This morning the centrist, cross-party Social Market Foundation held a well attended seminar headlined by Chuka Umunna, Nicky Morgan and Nick Clegg. It felt like a wake for the Labour Party. SMF claims – on the back of research from Opinium – that there’s no progressive left-leaning majority in the country – the majority of voters hold “traditionally right-wing views” that will guarantee a “healthy majority” in the future for the right-wing parties.
The wonks categorised voters’ attitudes into eight political tribes/parties that share very distinctive political views. Despite the majority of voters self-describing as “centrist“, most voters actually identified with centre-right and right-wing political attitudes.
From the report:
On the whole, our analysis makes more cheerful reading for those on the right, than on the centre or the left. The two largest tribes, making up around 50% of the population, hold a range of traditionally right wing views, ofering a solid foundation on which to aim for the 40-42% of the vote which normally guarantees a healthy majority under our electoral system. These groups share a desire to see immigration reduced to below 100k a year and were both solidly pro-Leave in the EU referendum.
The progressive tribes are fragmented, disagreeing on openness to the world and attitudes towards the welfare state and taxation.

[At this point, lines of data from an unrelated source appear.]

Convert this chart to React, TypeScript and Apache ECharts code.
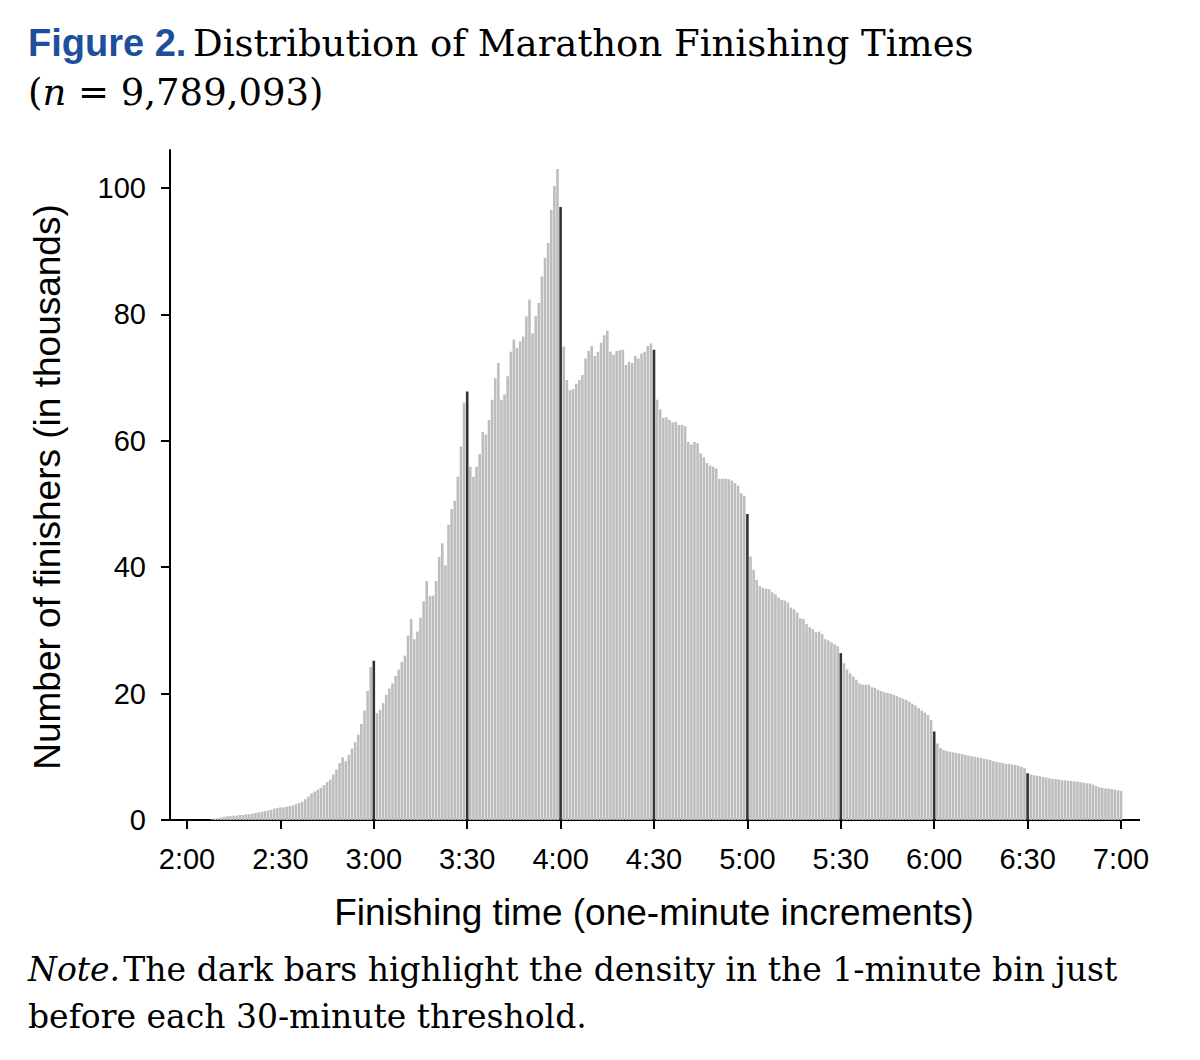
import React, { useEffect, useRef } from "react";
import * as echarts from "echarts";

// finishers per one-minute bin (thousands), bins 2:00 .. 6:59
const seg200 = [0, 0, 0, 0, 0, 0, 0, 0.1, 0.2, 0.3, 0.4, 0.5, 0.6, 0.6, 0.7, 0.7, 0.8, 0.8, 0.9, 0.9, 1.0, 1.1, 1.2, 1.3, 1.4, 1.5, 1.6, 1.8, 1.9, 2.0];
const seg230 = [2.0, 2.1, 2.2, 2.3, 2.5, 2.7, 2.9, 3.3, 3.7, 4.2, 4.5, 4.8, 5.1, 5.5, 6.0, 6.4, 7.2, 8.0, 9.0, 9.9, 9.3, 10.3, 11.3, 12.3, 13.5, 15.2, 17.3, 20.4, 24.2, 25.2];
const seg300 = [16.9, 17.4, 18.5, 19.8, 20.8, 21.6, 22.8, 23.8, 25.0, 26.0, 29.2, 31.8, 28.6, 29.8, 32.0, 34.6, 37.8, 35.4, 35.5, 37.8, 41.6, 43.8, 40.3, 46.7, 49.2, 50.5, 54.3, 59.1, 66.0, 67.8];
const seg330 = [55.9, 54.3, 55.9, 57.9, 61.4, 61.0, 63.3, 66.5, 69.9, 72.3, 66.5, 67.3, 70.2, 74.1, 76.0, 74.7, 75.7, 76.5, 79.7, 82.3, 77.0, 79.7, 81.8, 86.0, 88.9, 91.3, 96.5, 100.3, 103.0, 97.0];
const seg400 = [74.9, 69.6, 68.0, 68.2, 69.0, 69.6, 70.4, 73.0, 74.2, 75.0, 73.4, 74.1, 75.5, 76.7, 77.4, 74.1, 73.6, 74.2, 74.3, 74.4, 72.0, 72.5, 72.3, 73.4, 73.0, 73.8, 74.1, 75.0, 75.4, 74.4];
const seg430 = [66.5, 65.0, 63.6, 63.7, 63.3, 62.9, 63.0, 62.5, 62.5, 62.3, 59.8, 59.4, 59.8, 59.6, 58.0, 57.4, 56.5, 56.1, 55.9, 55.6, 54.0, 54.0, 54.0, 53.9, 53.7, 53.3, 52.9, 51.7, 51.3, 48.4];
const seg500 = [41.7, 39.6, 38.0, 37.0, 36.7, 36.6, 36.5, 36.0, 35.7, 35.2, 34.8, 34.7, 34.4, 33.6, 33.3, 32.8, 31.9, 31.8, 31.0, 30.5, 30.2, 29.7, 29.8, 29.4, 28.6, 28.4, 28.1, 27.8, 27.5, 26.4];
const seg530 = [24.8, 23.8, 23.2, 22.7, 22.2, 21.6, 21.4, 21.4, 21.4, 21.0, 20.9, 20.6, 20.4, 20.2, 20.1, 20.0, 19.8, 19.6, 19.4, 19.2, 19.0, 18.7, 18.4, 18.1, 17.7, 17.3, 17.0, 16.6, 15.8, 14.0];
const seg600 = [12.1, 11.4, 11.1, 10.9, 10.8, 10.7, 10.6, 10.5, 10.4, 10.3, 10.2, 10.1, 10.0, 9.9, 9.8, 9.7, 9.6, 9.5, 9.3, 9.2, 9.1, 9.0, 8.9, 8.9, 8.8, 8.7, 8.6, 8.4, 8.2, 7.4];
const seg630 = [7.2, 7.1, 7.0, 6.9, 6.8, 6.7, 6.6, 6.5, 6.5, 6.4, 6.3, 6.3, 6.2, 6.2, 6.1, 6.1, 6.0, 5.9, 5.8, 5.8, 5.6, 5.4, 5.2, 5.1, 5.0, 5.0, 4.9, 4.8, 4.7, 4.6];
const counts = [...seg200, ...seg230, ...seg300, ...seg330, ...seg400, ...seg430, ...seg500, ...seg530, ...seg600, ...seg630];

const startMinute = 120;
const endMinute = 420;
// thresholds whose preceding bin is highlighted
const thresholds = [180, 210, 240, 270, 300, 330, 360, 390];
const yTicks = [0, 20, 40, 60, 80, 100];

const fmt = (m: number) => `${Math.floor(m / 60)}:${String(m % 60).padStart(2, "0")}`;

const App = () => {
  const ref = useRef<HTMLDivElement>(null);

  useEffect(() => {
    document.body.style.margin = "0";
    const chart = echarts.init(ref.current!, null, { renderer: "svg" });
    const minutes: number[] = [];
    for (let m = startMinute; m <= endMinute; m++) minutes.push(m);
    const cats = minutes.map(fmt);
    // bin for minute m is drawn at the end of the bin (m + 1)
    const data: any[] = [null];
    counts.forEach((v, k) => {
      const dark = thresholds.includes(startMinute + k + 1);
      data.push({ value: v, itemStyle: { color: dark ? "#333333" : "#bdbdbd" } });
    });
    const onThreshold = (i: number) => minutes[i] % 30 === 0;
    const sans = "Liberation Sans";
    const serif = "DejaVu Serif";

    chart.setOption({
      animation: false,
      grid: { left: 187, right: 79, top: 150, bottom: 240 },
      xAxis: {
        type: "category",
        data: cats,
        boundaryGap: false,
        axisLine: { show: false },
        axisTick: { show: true, interval: (i: number) => onThreshold(i), length: 9, lineStyle: { color: "#000", width: 2 } },
        axisLabel: { interval: (i: number) => onThreshold(i), color: "#000", fontSize: 29, fontFamily: sans, margin: 24 },
      },
      yAxis: {
        type: "value",
        min: 0,
        max: 106,
        interval: 20,
        offset: 17,
        splitLine: { show: false },
        axisLine: { show: true, lineStyle: { color: "#000", width: 2 } },
        axisTick: { show: true, length: 9, lineStyle: { color: "#000", width: 2 }, customValues: yTicks },
        axisLabel: { color: "#000", fontSize: 29, fontFamily: sans, margin: 24, customValues: yTicks },
      },
      series: [
        {
          type: "bar",
          data,
          barWidth: 2.6,
          silent: true,
        },
      ],
      graphic: [
        { type: "line", shape: { x1: 170, y1: 820, x2: 1140, y2: 820 }, style: { stroke: "#000", lineWidth: 2 } },
        {
          type: "text", left: 28, top: 24,
          style: {
            text: "{b|Figure 2.}  {s|Distribution of Marathon Finishing Times}",
            rich: {
              b: { fontFamily: sans, fontWeight: "bold", fontSize: 38, fill: "#1d4f9c" },
              s: { fontFamily: serif, fontSize: 37, fill: "#000" },
            },
          },
        },
        {
          type: "text", left: 28, top: 74,
          style: {
            text: "{s|(}{i|n}{s| = 9,789,093)}",
            rich: {
              s: { fontFamily: serif, fontSize: 37, fill: "#000" },
              i: { fontFamily: serif, fontStyle: "italic", fontSize: 37, fill: "#000" },
            },
          },
        },
        {
          type: "text", x: 654, y: 912,
          style: { text: "Finishing time (one-minute increments)", fontFamily: sans, fontSize: 37, fill: "#000", align: "center", verticalAlign: "middle" },
        },
        {
          type: "text", x: 47, y: 487, rotation: Math.PI / 2,
          style: { text: "Number of finishers (in thousands)", fontFamily: sans, fontSize: 37, fill: "#000", align: "center", verticalAlign: "middle" },
        },
        {
          type: "text", left: 28, top: 953,
          style: {
            text: "{i|Note.} {s|The dark bars highlight the density in the 1-minute bin just}\n{s|before each 30-minute threshold.}",
            rich: {
              s: { fontFamily: serif, fontSize: 33, fill: "#000", lineHeight: 47 },
              i: { fontFamily: serif, fontStyle: "italic", fontSize: 33, fill: "#000", lineHeight: 47 },
            },
          },
        },
      ],
    });
    return () => chart.dispose();
  }, []);

  return <div ref={ref} style={{ width: 1200, height: 1060 }} />;
};

export default App;
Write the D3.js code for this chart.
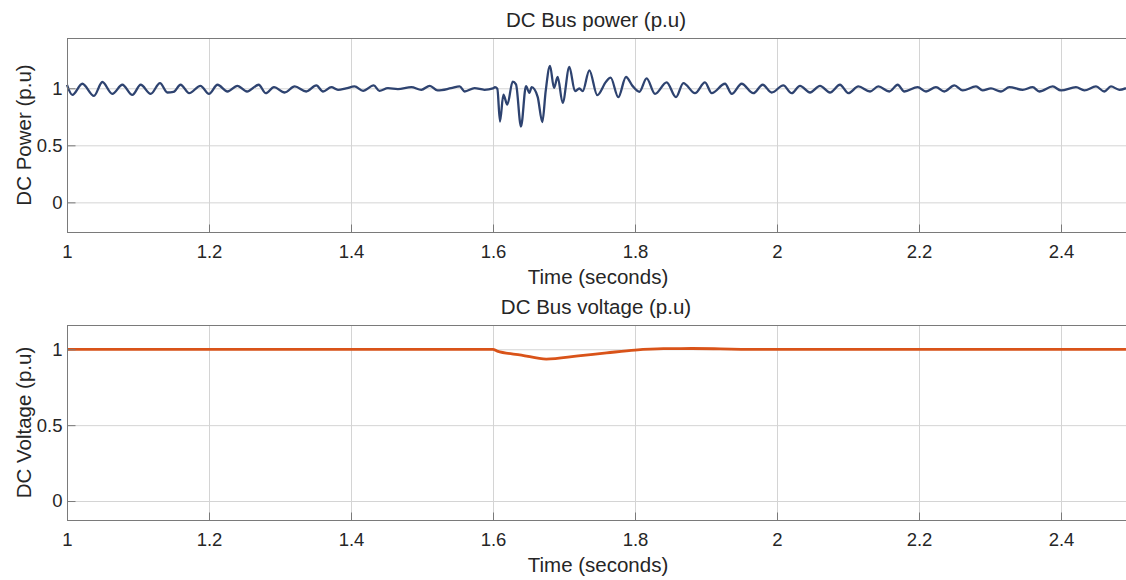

This is bad news for the current Labour Party as the think-tank finds massive differences between so-called “Democratic Socialists” and “Community” party voter blocs – traditionally known as Labour supporters – while both tribes agree on socialist policies towards capitalism, they diverge on supporting the EU or having an internationalist approach.
SMF also implies that the centre-ground is now being occupied by traditional right-wing politics. So did Cameron succeed in occupying the centre-ground or did the Conservative Party’s modernisers end up pulling the centre-ground rightwards?